I remember the anatomy scan as if it were yesterday. A. and many others were convinced we were having a boy as my morning sickness was out of control and so so different than with LMI. I was still throwing up almost daily until 20/21 weeks. I didn't have a feeling one way or another, but since everyone predicted boy I started thinking of blue amd boys names. So after the measurements were completed and the baby looked healthy the big reveal came..."looks like you'll have two girls". At first I thought he meant that there were two babies in there, but no, just one healthy GIRL. Sisters! We were surprised and shocked and totally excited. And so we've decided to name my baby Hazelnut. It's an ode to my Boobie and makes me smile when I say it.
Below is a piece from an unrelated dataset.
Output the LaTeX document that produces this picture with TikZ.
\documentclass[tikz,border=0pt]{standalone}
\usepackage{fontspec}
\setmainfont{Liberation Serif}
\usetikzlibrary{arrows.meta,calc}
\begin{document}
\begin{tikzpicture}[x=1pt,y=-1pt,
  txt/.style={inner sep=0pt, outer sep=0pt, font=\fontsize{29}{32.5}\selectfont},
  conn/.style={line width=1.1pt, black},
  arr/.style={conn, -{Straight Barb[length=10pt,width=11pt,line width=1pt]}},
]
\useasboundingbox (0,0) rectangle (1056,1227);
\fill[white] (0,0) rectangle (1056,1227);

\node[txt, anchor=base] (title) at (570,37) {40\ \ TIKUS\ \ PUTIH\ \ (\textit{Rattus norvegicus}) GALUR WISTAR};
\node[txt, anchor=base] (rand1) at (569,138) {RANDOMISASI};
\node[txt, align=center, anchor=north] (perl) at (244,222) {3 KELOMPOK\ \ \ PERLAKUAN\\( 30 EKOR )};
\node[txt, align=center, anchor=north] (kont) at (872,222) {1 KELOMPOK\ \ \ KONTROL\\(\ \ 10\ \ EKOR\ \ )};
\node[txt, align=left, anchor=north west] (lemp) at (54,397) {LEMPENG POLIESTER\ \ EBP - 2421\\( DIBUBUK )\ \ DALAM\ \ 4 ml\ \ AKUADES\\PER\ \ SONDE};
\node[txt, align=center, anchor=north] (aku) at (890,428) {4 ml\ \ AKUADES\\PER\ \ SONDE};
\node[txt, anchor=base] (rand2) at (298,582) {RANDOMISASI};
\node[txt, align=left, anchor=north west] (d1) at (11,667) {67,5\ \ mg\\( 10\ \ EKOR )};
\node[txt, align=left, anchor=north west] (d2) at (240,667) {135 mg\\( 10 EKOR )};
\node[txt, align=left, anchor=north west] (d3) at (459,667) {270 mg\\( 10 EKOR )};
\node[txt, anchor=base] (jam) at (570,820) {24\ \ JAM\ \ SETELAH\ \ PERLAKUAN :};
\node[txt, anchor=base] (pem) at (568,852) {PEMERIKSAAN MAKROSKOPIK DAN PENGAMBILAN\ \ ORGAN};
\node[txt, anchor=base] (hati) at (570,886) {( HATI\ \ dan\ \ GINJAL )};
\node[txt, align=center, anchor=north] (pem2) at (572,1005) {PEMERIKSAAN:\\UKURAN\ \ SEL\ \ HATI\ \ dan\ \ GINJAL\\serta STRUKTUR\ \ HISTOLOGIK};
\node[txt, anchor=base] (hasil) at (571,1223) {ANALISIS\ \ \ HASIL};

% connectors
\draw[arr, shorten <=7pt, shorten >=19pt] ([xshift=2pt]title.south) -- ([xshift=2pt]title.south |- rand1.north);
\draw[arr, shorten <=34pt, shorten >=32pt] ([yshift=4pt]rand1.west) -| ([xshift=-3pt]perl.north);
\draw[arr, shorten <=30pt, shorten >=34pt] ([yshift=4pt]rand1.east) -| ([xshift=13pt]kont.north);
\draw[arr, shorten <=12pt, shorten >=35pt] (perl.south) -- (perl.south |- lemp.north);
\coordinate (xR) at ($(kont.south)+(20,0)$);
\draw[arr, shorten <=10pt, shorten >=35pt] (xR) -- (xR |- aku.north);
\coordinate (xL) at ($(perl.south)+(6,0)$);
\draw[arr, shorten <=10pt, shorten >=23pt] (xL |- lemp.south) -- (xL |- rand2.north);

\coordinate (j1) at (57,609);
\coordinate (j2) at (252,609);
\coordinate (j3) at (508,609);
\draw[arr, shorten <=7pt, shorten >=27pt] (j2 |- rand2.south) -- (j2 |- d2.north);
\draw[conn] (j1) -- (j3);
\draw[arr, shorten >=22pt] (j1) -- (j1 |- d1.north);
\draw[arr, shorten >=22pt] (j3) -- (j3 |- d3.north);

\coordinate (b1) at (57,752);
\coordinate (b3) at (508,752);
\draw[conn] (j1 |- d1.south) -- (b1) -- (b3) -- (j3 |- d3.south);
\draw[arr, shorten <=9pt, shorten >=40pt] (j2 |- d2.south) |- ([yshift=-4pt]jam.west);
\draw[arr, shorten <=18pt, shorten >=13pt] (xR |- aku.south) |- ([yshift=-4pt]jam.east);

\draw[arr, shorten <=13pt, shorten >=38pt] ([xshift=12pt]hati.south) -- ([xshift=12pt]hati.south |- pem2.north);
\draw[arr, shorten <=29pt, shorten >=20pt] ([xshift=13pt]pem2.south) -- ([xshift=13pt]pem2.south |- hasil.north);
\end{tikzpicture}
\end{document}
I am feeling quite anxious and overwhelmed with the DE aspect of this pregnancy. I am obsessed with the fact that our donor is a giant (considering I am so the opposite) and find myself obsessing over the fetal size of this pregnancy. Right now Hazelnut is measuring in the 44%ile and I couldn't be happier, but until last week, she was measuring quite small. We both had a bit of a weight gain this month ;). A. and I feel quite strongly that we do not want the fact that this baby was conceived differently from LMI to be a secret or something shameful - we are proud of our journey and the l-o-n-g and bumpy road that will have brought us to our family of four, but, I can't find the words or the timing or the moment to tell those closest to us. Every time, I think I am ready, it turns out that emotionally something is blocking me. I have spoken at length with SJ and we went over some potential questions that family may ask us once we disclose and A and I have talked at length about what we feel comfortable sharing and what we feel is private and for our child to share when/if she is ready. So, what is stopping us? It is not like we want to hire the Good.year blimp or skywrite the news, but I really want close extended family and friends to know and not have this secret hanging over our heads.
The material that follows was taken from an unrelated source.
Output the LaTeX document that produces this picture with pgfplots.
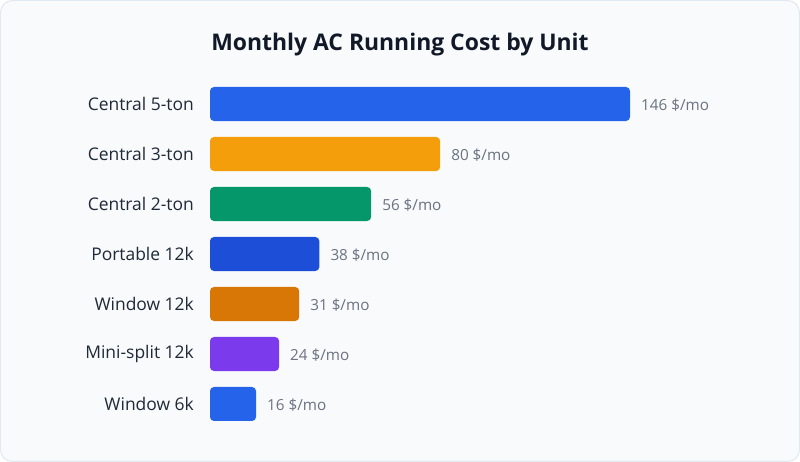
\documentclass[border=0pt]{standalone}
\usepackage{pgfplots}
\pgfplotsset{compat=1.18}
\usepackage{fontspec}
\setmainfont{Open Sans}
\definecolor{bg}{HTML}{F8FAFC}
\definecolor{bd}{HTML}{E2E8F0}
\definecolor{c1}{HTML}{2563EB}
\definecolor{c2}{HTML}{F59E0B}
\definecolor{c3}{HTML}{059669}
\definecolor{c4}{HTML}{1D4ED8}
\definecolor{c5}{HTML}{D97706}
\definecolor{c6}{HTML}{7C3AED}
\definecolor{c7}{HTML}{2563EB}
\definecolor{titlec}{HTML}{111827}
\definecolor{labc}{HTML}{1F2937}
\definecolor{valc}{HTML}{6B7280}
\begin{document}
\begin{tikzpicture}[x=1bp,y=1bp]
\fill[bg,draw=bd,line width=1bp,rounded corners=12bp] (0.5,0.5) rectangle (799.5,461.5);
\node[font=\bfseries\fontsize{23}{27}\selectfont,text=titlec] at (400,417) {Monthly AC Running Cost by Unit};
\begin{axis}[
  at={(210bp,33bp)}, anchor=south west,
  scale only axis, width=420bp, height=350bp,
  xmin=0, xmax=146, ymin=-0.5, ymax=6.5,
  y dir=reverse,
  axis line style={draw=none},
  xbar, bar width=34bp, bar shift=0pt,
  ytick={0,1,2,3,4,5,6},
  yticklabels={Central 5-ton,Central 3-ton,Central 2-ton,Portable 12k,Window 12k,Mini-split 12k,Window 6k},
  xtick=\empty,
  major tick length=0pt,
  yticklabel style={font=\fontsize{17.5}{21}\selectfont, text=labc, anchor=east, inner sep=0pt, xshift=-16bp},
  nodes near coords={\pgfmathprintnumber[assume math mode=true]{\pgfplotspointmeta} \$/mo},
  point meta=x,
  every node near coord/.append style={font=\fontsize{15.3}{18}\selectfont, text=valc, anchor=west, inner sep=0pt, xshift=11bp, yshift=-1bp},
  clip=false,
]
\addplot[fill=c1, draw=none, rounded corners=4bp] coordinates {(146,0)};
\addplot[fill=c2, draw=none, rounded corners=4bp] coordinates {(80,1)};
\addplot[fill=c3, draw=none, rounded corners=4bp] coordinates {(56,2)};
\addplot[fill=c4, draw=none, rounded corners=4bp] coordinates {(38,3)};
\addplot[fill=c5, draw=none, rounded corners=4bp] coordinates {(31,4)};
\addplot[fill=c6, draw=none, rounded corners=4bp] coordinates {(24,5)};
\addplot[fill=c7, draw=none, rounded corners=4bp] coordinates {(16,6)};
\end{axis}
\end{tikzpicture}
\end{document}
I would really love your thoughts on when and who and how you told about your DE/DS conceptions.
I know that everyone says that once the baby is born, none of this will matter, but right now, it consumes me. I can't stop thinking about what the baby will look like, will she resemble LMI or A.? I know in my head that even when siblings are 100% genetically related they often don't look or act alike, but in my irrational brain I can't stop thinking about it. I think about how I am going to react every time someone tells me that she has my eyes or smile and I try to come up with my response now so that the crazy postpartum hormones don't get the best of me and I snap or fall apart. I think about how LMI and Hazelnut will grow up and I hope that there will be no issues that are different from the normal sibling rivalry stuff. Maybe this is my version of nesting, since I am not planning on re-organizing or cleaning my house.
My head is a mess, which is probably contributing to my lack of reaching out and communicating. I'm over the moon excited about this pregnancy and the idea of adding to our family. I'm so excited to see LMI as a big sister and I know that she will love her little sister to the end of the world. I guess it's just nerves...I can't wait to meet my Hazelnut and tell her how much I love her.